# Purchase A 2003 28 Rss



## TheSharkey (Jul 9, 2008)

Hi Everyone,

Just purchased an '03 Outback 28 Rss, any recommendations on what SUV would make good TV for this TT. I appreicate any feedback or experiences you may have.

Thanks,

TheSharkey


----------



## California Jim (Dec 11, 2003)

2500 Suburban, Ford Expedition.


----------



## skippershe (May 22, 2006)

Hi TheSharkey









Welcome to Outbackers! 

In my opinion, a trailer of that size would be best towed with at least a 3/4 ton vehicle, however, some here tow the larger Outbacks with the Toyota Tundra and do quite well.

Some more info would be good, such as how many adults/kids in your family and what kind of towing you will be doing (flat, hilly, etc.)

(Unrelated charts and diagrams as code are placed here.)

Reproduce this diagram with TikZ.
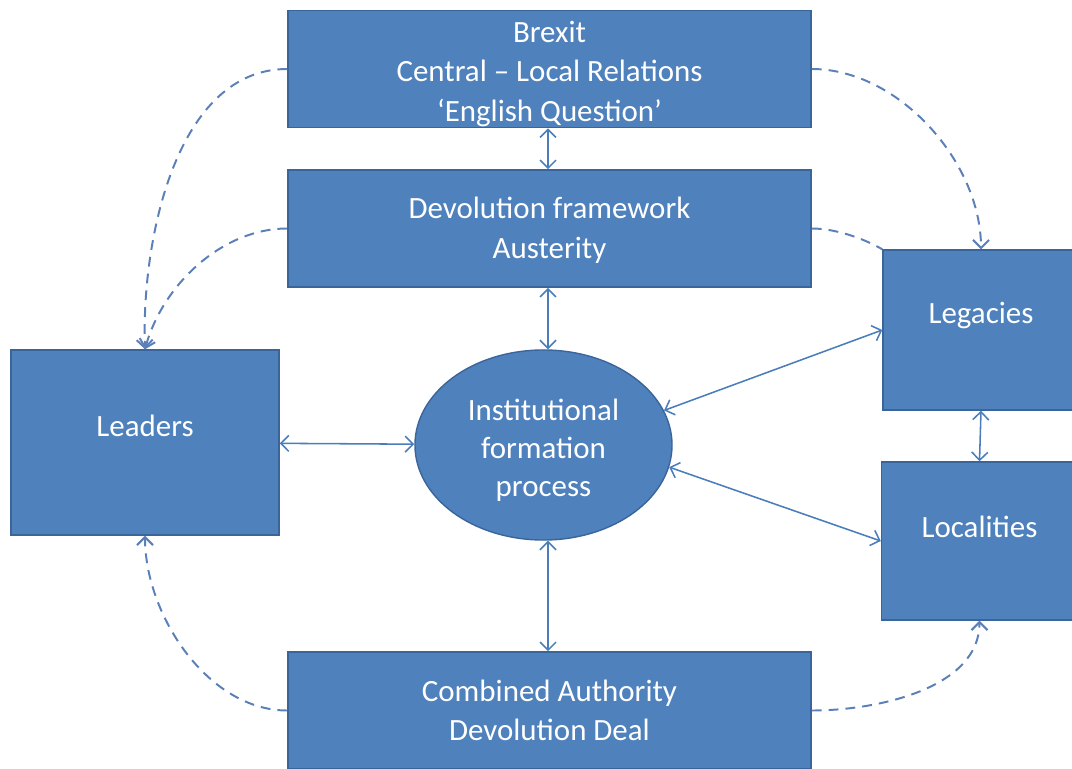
\documentclass[tikz,border=0pt]{standalone}
\usepackage{fontspec}
\setmainfont{Carlito}
\usepackage{tikz}
\usetikzlibrary{arrows.meta, shapes.geometric}
\usepackage{xcolor}
\definecolor{boxfill}{HTML}{4F81BD}
\definecolor{boxline}{HTML}{3A659A}
\definecolor{arrowcol}{HTML}{4A7EBB}
\definecolor{dashcol}{HTML}{5B80B8}

\begin{document}
\begin{tikzpicture}[
    x=0.025cm, y=-0.025cm,
    every node/.style={fill=boxfill, draw=boxline, line width=1pt, text=white, align=center,
        font=\fontsize{22}{28}\selectfont},
    bigbox/.style={rectangle, minimum width=13.075cm, minimum height=2.93cm},
    sidebox/.style={rectangle, minimum width=4.9cm, minimum height=3.98cm},
    link/.style={{Straight Barb[length=2mm,width=4mm]}-{Straight Barb[length=2mm,width=4mm]}, arrowcol, line width=1.1pt},
    dashlink/.style={-{Straight Barb[length=2mm,width=4mm]}, dashcol, line width=1.4pt, dash pattern=on 7pt off 5pt},
    dashplain/.style={dashcol, line width=1.4pt, dash pattern=on 7pt off 5pt}
]
\useasboundingbox (0,0) rectangle (1072,769);

% Nodes
\node[bigbox] (brexit) at (549.5,69) {\raisebox{-0.12cm}[\height][\depth]{\parbox{10cm}{\centering Brexit\\ Central – Local Relations\\ ‘English Question’}}};
\node[bigbox] (devo) at (549.5,228.5) {\raisebox{-0.04cm}[\height][\depth]{\parbox{10cm}{\centering Devolution framework\\ Austerity}}};
\node[bigbox] (combined) at (549.5,710.5) {Combined Authority\\ Devolution Deal};
\node[rectangle, minimum width=6.7cm, minimum height=4.625cm] (leaders) at (145,442.5) {\raisebox{0.85cm}{Leaders}};
\node[ellipse, inner sep=0pt, minimum width=6.425cm, minimum height=4.75cm] (inst) at (543.5,445) {\raisebox{-0.13cm}[\height][\depth]{\parbox{4cm}{\centering\fontsize{22}{27}\selectfont Institutional\\ formation\\ process}}};
\node[sidebox, minimum height=4cm] (legacies) at (981,330) {\raisebox{0.85cm}{Legacies}};
\node[sidebox, minimum height=3.95cm] (localities) at (979.5,541) {\raisebox{0.7cm}{Localities}};

% Arrows
\coordinate (mid) at (548,0);
\draw[link] (brexit.south -| mid) -- (devo.north -| mid);
\draw[link] (devo.south -| mid) -- (inst.north -| mid);
\draw[link] (inst.south -| mid) -- (combined.north -| mid);
\draw[link] (leaders) -- (inst);
\draw[link] (inst.16) -- (legacies.west);
\draw[link] (inst.-10) -- (localities.west);
\draw[link] (legacies.south) -- (localities.north);

% Dashed links
\draw[dashlink] (brexit.west) to[out=180, in=92, looseness=0.9] (leaders.north);
\draw[dashlink] (devo.west) to[out=180, in=75, looseness=0.9] (leaders.north);
\draw[dashlink] (brexit.east) to[out=0, in=90, looseness=0.9] (legacies.north);
\draw[dashplain] (devo.east) to[out=0, in=150, looseness=0.8] (legacies.north west);
\draw[dashlink] (combined.west) to[out=180, in=-90, looseness=0.9] (leaders.south);
\draw[dashlink] (combined.east) to[out=0, in=-90, looseness=0.9] (localities.south);

\end{tikzpicture}
\end{document}
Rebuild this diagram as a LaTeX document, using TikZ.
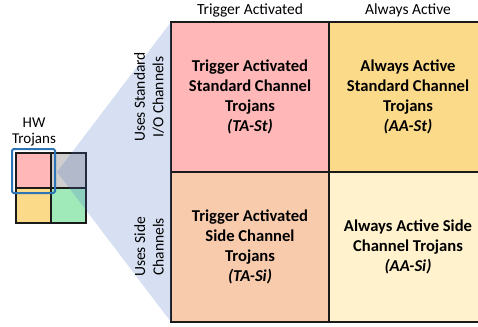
\documentclass[tikz,border=0pt]{standalone}
\usepackage{fontspec}
\setmainfont{Carlito}
\definecolor{cellpink}{HTML}{FFB7B7}
\definecolor{cellgold}{HTML}{FBDA8A}
\definecolor{cellpeach}{HTML}{F8CBAD}
\definecolor{cellcream}{HTML}{FFF2CC}
\definecolor{cellgray}{HTML}{D0CECE}
\definecolor{cellgreen}{HTML}{A0EABA}
\definecolor{funnelblue}{HTML}{4472C4}
\definecolor{pickblue}{HTML}{2E75B6}
\definecolor{gridline}{HTML}{1A1A1A}
\tikzset{
  bigcell/.style={draw=gridline, line width=1.5pt, minimum width=158pt,
    minimum height=150pt, inner sep=0pt, outer sep=0pt, anchor=north west,
    align=center, font=\fontsize{16.6}{20}\selectfont\bfseries},
  smallcell/.style={draw=gridline, line width=1.5pt, minimum width=35pt,
    minimum height=35pt, inner sep=0pt, outer sep=0pt, anchor=north west},
  header/.style={font=\fontsize{15.5}{18}\selectfont, inner sep=0pt},
  rowlabel/.style={font=\fontsize{15.5}{18.5}\selectfont, align=center,
    rotate=90, inner sep=0pt},
}
\begin{document}
\begin{tikzpicture}[x=1pt,y=-1pt]
\useasboundingbox (0,0) rectangle (478,326);
\clip (0,0) rectangle (478,326);

% small overview grid
\node[smallcell, fill=cellpink]  (sTL) at (16,153) {};
\node[smallcell, fill=cellgray]  (sTR) at (51,153) {};
\node[smallcell, fill=cellgold]  (sBL) at (16,188) {};
\node[smallcell, fill=cellgreen] (sBR) at (51,188) {};
\node[font=\fontsize{15}{16}\selectfont, align=center, inner sep=0pt]
  (hw) at (34,132) {HW\\Trojans};

% big classification grid
\node[bigcell, fill=cellpink]  (taSt) at (171,22)
  {Trigger Activated\\Standard Channel\\Trojans\\\textit{(TA-St)}};
\node[bigcell, fill=cellgold]  (aaSt) at (329,22)
  {Always Active\\Standard Channel\\Trojans\\\textit{(AA-St)}};
\node[bigcell, fill=cellpeach] (taSi) at (171,172)
  {Trigger Activated\\Side Channel\\Trojans\\\textit{(TA-Si)}};
\node[bigcell, fill=cellcream] (aaSi) at (329,172)
  {Always Active Side\\Channel Trojans\\\textit{(AA-Si)}};

% zoom funnel from the highlighted cell to the big grid
\coordinate (apex) at (57,172);
\fill[funnelblue, opacity=0.22] (apex) -- (taSt.north west) -- (taSi.south west) -- cycle;

% highlight around the top-left small cell
\draw[pickblue, line width=2pt, rounded corners=1.5pt] (12,149) rectangle (55,193);

% column headers
\node[header] (hTA) at (taSt.north |- 0,10) {Trigger Activated};
\node[header] (hAA) at (aaSt.north |- 0,10) {Always Active};

% row labels
\node[rowlabel] (rSt) at (149,97) {Uses Standard\\I/O Channels};
\node[rowlabel] (rSi) at (149,247) {Uses Side\\Channels};
\end{tikzpicture}
\end{document}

Good luck with your search!


----------



## LostHighway (Jul 23, 2007)

I have an '06 28RSDS which I pulled (briefly) with a Tahoe when I bought it. I since bought a diesel Excursion. A much better combo. I would also recommend a 2500 Suburban. It's a noticable difference especially once everything and everyone is loaded up.


----------



## Airboss (Jul 14, 2007)

Welcome TheSharkey!

I agree with the others that a 3/4T would be your best choice. Right now used diesels are going for peanuts and you'll be thrilled about the way they pull over gassers.


----------



## mmblantz (Jul 1, 2007)

I've got an 05 in the same model. I had a 1500 Suburban with a 5.7L.....don't do that, way under powered and didn't handle well. I now have a 2500 burb with a 7.4L. I pull with 6 humans, a dog and a cargo hold of firewood, no problems but she does get thirsty. Get at least a 3/4 ton(2500) for that trailer. Burbs are hard to find in deisel now but you might find an Excursion. ---Mike


----------



## Y-Guy (Jan 30, 2004)

I had an 04 28RSS that I pulled with our Avalanche 1500 and F-350. Now the F350 pulled it so well I barely knew it was back there. The Av did ok, but it slowed down a lot on the hills. If I were to do it again with the Av I would have Air bags put on so the soft rear end didn't bounce so much while towing.


----------



## D1Boz (Oct 18, 2007)

skippershe said:


> Hi TheSharkey
> 
> 
> 
> ...


If towing with a Toyota Tundra, make sure it's a 07-up with a 5.7. The 06-down will do it but don't recommend it. The 07-up is a totally different truck.


----------



## Reverie (Aug 9, 2004)

D1Boz said:


> Hi TheSharkey
> 
> 
> 
> ...


If towing with a Toyota Tundra, make sure it's a 07-up with a 5.7. The 06-down will do it but don't recommend it. The 07-up is a totally different truck.
[/quote]

On the other hand, I wouldn't have a problem pulling it with my '01 Tundra. Of course, your thoughts may vary...

Reverie


----------



## D1Boz (Oct 18, 2007)

Reverie said:


> Hi TheSharkey
> 
> 
> 
> ...


If towing with a Toyota Tundra, make sure it's a 07-up with a 5.7. The 06-down will do it but don't recommend it. The 07-up is a totally different truck.
[/quote]

On the other hand, I wouldn't have a problem pulling it with my '01 Tundra. Of course, your thoughts may vary...

Reverie
[/quote]

Like I said, It will do it because I towed our 27RSDS with a 06 4.7 Tundra and it did fine but I can tell you from experience, The 07-up with 5.7 is Night and Day from the 06-down. I'm like you though, I know what our Toys are capable of.









If your looking for an SUV, check out a new Toyota Sequoia.


----------



## TheSharkey (Jul 9, 2008)

Hi Everyone!

Thanks for your responses. Lot's of good advice here. We are looking to purchase a TV in the fall and you've given us the info needed to make the right choice!

Thanks!


----------



## Collinsfam_WY (Nov 9, 2006)

If you are looking an SUV, I'd be looking at 3/4 ton Suburbans, Yukon XL's or Excursions.

-CC


----------